DIRECTIONS:
Check each line of the material. Copy those containing "this".

GIVEN DATA:
.....

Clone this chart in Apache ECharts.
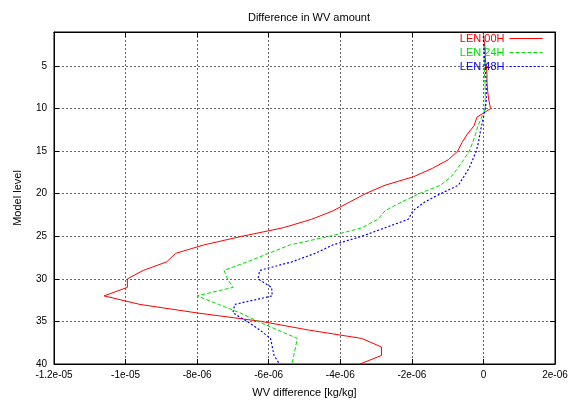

.....

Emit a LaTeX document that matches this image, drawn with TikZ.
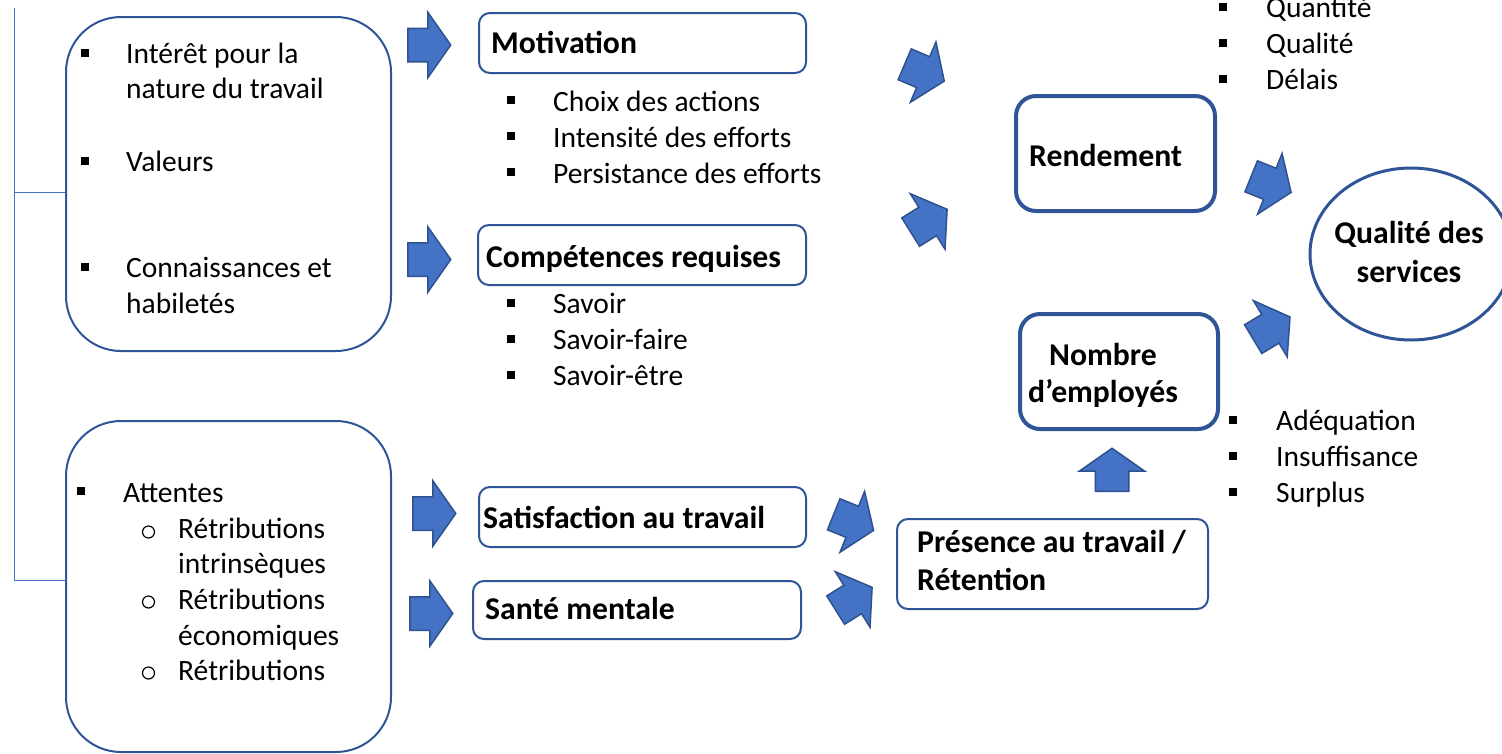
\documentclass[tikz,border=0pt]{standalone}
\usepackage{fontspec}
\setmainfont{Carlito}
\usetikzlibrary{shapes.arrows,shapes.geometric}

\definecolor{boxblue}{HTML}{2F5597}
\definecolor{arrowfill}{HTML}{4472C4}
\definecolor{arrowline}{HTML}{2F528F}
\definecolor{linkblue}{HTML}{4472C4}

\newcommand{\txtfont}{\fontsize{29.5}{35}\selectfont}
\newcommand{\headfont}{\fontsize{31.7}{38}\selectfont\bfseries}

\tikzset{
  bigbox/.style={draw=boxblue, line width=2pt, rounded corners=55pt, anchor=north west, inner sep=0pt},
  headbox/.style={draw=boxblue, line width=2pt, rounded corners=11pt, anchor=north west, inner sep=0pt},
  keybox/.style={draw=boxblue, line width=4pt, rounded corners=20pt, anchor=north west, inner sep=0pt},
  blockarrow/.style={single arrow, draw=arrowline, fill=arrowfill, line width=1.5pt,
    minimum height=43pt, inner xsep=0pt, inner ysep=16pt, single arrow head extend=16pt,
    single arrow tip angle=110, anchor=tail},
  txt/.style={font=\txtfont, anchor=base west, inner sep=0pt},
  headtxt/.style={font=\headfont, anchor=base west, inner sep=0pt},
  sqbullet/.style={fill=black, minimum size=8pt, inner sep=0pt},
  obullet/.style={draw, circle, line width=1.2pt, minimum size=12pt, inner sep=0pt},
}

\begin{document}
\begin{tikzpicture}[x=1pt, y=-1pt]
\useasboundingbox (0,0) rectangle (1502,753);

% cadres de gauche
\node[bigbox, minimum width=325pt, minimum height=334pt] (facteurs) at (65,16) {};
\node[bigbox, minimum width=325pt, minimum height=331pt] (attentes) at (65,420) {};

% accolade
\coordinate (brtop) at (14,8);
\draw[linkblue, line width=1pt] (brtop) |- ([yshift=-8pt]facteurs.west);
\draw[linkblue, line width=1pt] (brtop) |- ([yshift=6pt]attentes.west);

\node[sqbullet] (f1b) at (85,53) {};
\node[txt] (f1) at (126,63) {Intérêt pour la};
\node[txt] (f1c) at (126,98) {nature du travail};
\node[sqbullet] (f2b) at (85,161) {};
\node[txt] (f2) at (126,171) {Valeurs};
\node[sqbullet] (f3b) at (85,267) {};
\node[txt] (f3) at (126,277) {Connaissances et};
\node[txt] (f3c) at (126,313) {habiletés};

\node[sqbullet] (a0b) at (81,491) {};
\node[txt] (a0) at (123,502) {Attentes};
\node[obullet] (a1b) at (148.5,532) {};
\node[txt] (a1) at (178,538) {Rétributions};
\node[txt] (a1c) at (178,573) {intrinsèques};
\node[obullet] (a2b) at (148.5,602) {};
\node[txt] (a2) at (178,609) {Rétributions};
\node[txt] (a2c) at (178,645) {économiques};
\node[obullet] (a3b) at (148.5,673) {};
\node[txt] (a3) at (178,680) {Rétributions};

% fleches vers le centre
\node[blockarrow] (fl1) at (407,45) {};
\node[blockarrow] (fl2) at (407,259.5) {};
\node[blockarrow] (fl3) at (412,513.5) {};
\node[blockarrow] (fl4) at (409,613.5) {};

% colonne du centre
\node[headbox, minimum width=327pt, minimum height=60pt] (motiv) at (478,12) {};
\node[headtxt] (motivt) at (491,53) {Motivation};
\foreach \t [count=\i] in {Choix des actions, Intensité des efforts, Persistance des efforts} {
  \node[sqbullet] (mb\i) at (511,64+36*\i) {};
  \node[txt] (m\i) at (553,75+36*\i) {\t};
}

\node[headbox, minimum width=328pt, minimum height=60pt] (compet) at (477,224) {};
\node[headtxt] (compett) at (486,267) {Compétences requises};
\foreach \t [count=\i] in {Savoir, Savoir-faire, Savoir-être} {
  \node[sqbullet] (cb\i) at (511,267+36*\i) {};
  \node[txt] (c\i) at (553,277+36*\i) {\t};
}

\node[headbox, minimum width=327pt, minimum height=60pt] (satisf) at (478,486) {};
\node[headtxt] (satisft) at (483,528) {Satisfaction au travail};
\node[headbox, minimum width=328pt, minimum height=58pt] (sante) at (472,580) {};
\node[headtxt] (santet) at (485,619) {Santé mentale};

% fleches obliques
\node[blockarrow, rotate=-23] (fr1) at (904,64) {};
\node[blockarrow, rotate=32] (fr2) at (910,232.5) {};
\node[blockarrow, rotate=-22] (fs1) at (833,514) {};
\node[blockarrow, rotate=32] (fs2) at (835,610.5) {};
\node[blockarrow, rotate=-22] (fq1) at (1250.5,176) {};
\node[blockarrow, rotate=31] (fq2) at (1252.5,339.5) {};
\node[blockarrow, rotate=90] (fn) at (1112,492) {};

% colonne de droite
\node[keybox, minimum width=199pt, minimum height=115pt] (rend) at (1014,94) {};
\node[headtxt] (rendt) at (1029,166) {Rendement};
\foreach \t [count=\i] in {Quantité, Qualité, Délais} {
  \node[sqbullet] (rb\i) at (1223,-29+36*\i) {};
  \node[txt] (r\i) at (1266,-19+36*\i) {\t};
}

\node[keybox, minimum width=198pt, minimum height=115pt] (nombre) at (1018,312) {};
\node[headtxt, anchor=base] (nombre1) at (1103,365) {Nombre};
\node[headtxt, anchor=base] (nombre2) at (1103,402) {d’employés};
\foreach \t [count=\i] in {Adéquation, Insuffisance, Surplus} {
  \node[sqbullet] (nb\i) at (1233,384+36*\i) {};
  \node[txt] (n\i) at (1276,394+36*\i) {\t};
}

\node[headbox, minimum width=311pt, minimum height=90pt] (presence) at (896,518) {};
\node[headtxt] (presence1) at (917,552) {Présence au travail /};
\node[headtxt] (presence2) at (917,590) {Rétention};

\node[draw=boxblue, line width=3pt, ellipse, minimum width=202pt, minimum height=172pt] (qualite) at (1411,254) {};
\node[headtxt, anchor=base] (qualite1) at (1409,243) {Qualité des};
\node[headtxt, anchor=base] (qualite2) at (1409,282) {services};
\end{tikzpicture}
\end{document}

.....

COMPLETED EXERCISE:
Clone this chart in Apache ECharts.
Emit a LaTeX document that matches this image, drawn with TikZ.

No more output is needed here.